From the first line of the data below through the line bearing "ax.yaxis.set_label_coords(-0.066, 0.557)", reproduce each line exactly; do not include pictures.
++++++++++
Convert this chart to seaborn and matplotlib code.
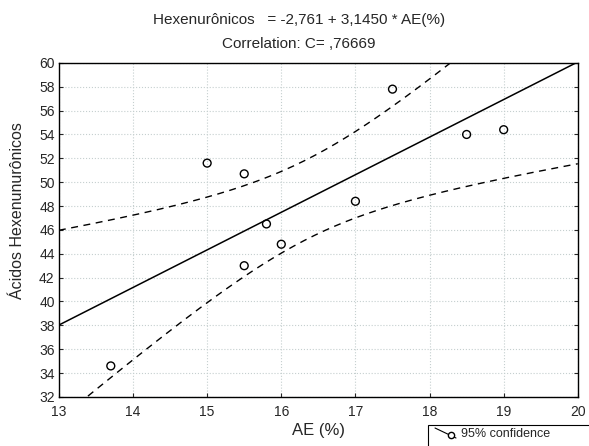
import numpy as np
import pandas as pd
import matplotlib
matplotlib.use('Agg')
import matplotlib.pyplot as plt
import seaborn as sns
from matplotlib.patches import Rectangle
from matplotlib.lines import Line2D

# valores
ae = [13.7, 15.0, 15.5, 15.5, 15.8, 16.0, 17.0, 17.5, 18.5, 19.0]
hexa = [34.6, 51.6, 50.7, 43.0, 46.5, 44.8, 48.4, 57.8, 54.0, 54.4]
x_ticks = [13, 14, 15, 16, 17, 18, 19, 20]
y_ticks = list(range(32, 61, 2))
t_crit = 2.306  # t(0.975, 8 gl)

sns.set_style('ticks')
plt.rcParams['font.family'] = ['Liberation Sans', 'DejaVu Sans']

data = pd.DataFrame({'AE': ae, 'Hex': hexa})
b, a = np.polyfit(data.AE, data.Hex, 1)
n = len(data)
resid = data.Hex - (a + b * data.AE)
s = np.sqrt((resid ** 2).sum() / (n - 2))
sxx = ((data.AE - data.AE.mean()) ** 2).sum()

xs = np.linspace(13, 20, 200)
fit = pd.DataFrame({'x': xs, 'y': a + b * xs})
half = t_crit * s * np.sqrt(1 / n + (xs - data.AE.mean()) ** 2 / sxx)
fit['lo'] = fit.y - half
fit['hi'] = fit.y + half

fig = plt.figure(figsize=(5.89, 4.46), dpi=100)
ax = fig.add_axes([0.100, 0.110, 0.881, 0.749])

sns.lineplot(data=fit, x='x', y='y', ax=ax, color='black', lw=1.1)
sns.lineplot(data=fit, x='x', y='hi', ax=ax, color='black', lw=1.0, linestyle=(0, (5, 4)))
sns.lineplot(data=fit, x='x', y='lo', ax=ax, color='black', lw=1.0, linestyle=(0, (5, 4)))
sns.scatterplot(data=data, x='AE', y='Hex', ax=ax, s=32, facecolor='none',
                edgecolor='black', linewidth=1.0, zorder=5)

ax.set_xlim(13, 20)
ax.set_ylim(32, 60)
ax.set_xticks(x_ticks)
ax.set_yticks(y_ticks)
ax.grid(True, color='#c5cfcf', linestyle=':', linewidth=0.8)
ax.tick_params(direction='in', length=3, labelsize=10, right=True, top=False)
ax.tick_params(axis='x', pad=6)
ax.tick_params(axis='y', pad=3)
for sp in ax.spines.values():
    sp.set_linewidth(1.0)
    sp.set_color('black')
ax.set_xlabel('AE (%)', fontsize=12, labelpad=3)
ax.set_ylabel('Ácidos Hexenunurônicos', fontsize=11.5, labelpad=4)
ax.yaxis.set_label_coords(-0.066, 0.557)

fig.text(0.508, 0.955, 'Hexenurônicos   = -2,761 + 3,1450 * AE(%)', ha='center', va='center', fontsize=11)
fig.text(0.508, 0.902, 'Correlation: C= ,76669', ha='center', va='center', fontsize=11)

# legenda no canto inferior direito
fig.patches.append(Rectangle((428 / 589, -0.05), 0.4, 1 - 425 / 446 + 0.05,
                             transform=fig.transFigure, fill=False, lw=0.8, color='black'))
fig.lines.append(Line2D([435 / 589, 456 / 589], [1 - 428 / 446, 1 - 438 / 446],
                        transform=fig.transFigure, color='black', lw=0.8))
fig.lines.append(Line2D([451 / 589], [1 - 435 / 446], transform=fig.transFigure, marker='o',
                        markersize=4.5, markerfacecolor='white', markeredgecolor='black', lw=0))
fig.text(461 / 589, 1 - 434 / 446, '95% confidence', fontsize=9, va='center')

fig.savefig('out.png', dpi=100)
++++++++++
**Result**:
Convert this chart to seaborn and matplotlib code.
import numpy as np
import pandas as pd
import matplotlib
matplotlib.use('Agg')
import matplotlib.pyplot as plt
import seaborn as sns
from matplotlib.patches import Rectangle
from matplotlib.lines import Line2D

# valores
ae = [13.7, 15.0, 15.5, 15.5, 15.8, 16.0, 17.0, 17.5, 18.5, 19.0]
hexa = [34.6, 51.6, 50.7, 43.0, 46.5, 44.8, 48.4, 57.8, 54.0, 54.4]
x_ticks = [13, 14, 15, 16, 17, 18, 19, 20]
y_ticks = list(range(32, 61, 2))
t_crit = 2.306  # t(0.975, 8 gl)

sns.set_style('ticks')
plt.rcParams['font.family'] = ['Liberation Sans', 'DejaVu Sans']

data = pd.DataFrame({'AE': ae, 'Hex': hexa})
b, a = np.polyfit(data.AE, data.Hex, 1)
n = len(data)
resid = data.Hex - (a + b * data.AE)
s = np.sqrt((resid ** 2).sum() / (n - 2))
sxx = ((data.AE - data.AE.mean()) ** 2).sum()

xs = np.linspace(13, 20, 200)
fit = pd.DataFrame({'x': xs, 'y': a + b * xs})
half = t_crit * s * np.sqrt(1 / n + (xs - data.AE.mean()) ** 2 / sxx)
fit['lo'] = fit.y - half
fit['hi'] = fit.y + half

fig = plt.figure(figsize=(5.89, 4.46), dpi=100)
ax = fig.add_axes([0.100, 0.110, 0.881, 0.749])

sns.lineplot(data=fit, x='x', y='y', ax=ax, color='black', lw=1.1)
sns.lineplot(data=fit, x='x', y='hi', ax=ax, color='black', lw=1.0, linestyle=(0, (5, 4)))
sns.lineplot(data=fit, x='x', y='lo', ax=ax, color='black', lw=1.0, linestyle=(0, (5, 4)))
sns.scatterplot(data=data, x='AE', y='Hex', ax=ax, s=32, facecolor='none',
                edgecolor='black', linewidth=1.0, zorder=5)

ax.set_xlim(13, 20)
ax.set_ylim(32, 60)
ax.set_xticks(x_ticks)
ax.set_yticks(y_ticks)
ax.grid(True, color='#c5cfcf', linestyle=':', linewidth=0.8)
ax.tick_params(direction='in', length=3, labelsize=10, right=True, top=False)
ax.tick_params(axis='x', pad=6)
ax.tick_params(axis='y', pad=3)
for sp in ax.spines.values():
    sp.set_linewidth(1.0)
    sp.set_color('black')
ax.set_xlabel('AE (%)', fontsize=12, labelpad=3)
ax.set_ylabel('Ácidos Hexenunurônicos', fontsize=11.5, labelpad=4)
ax.yaxis.set_label_coords(-0.066, 0.557)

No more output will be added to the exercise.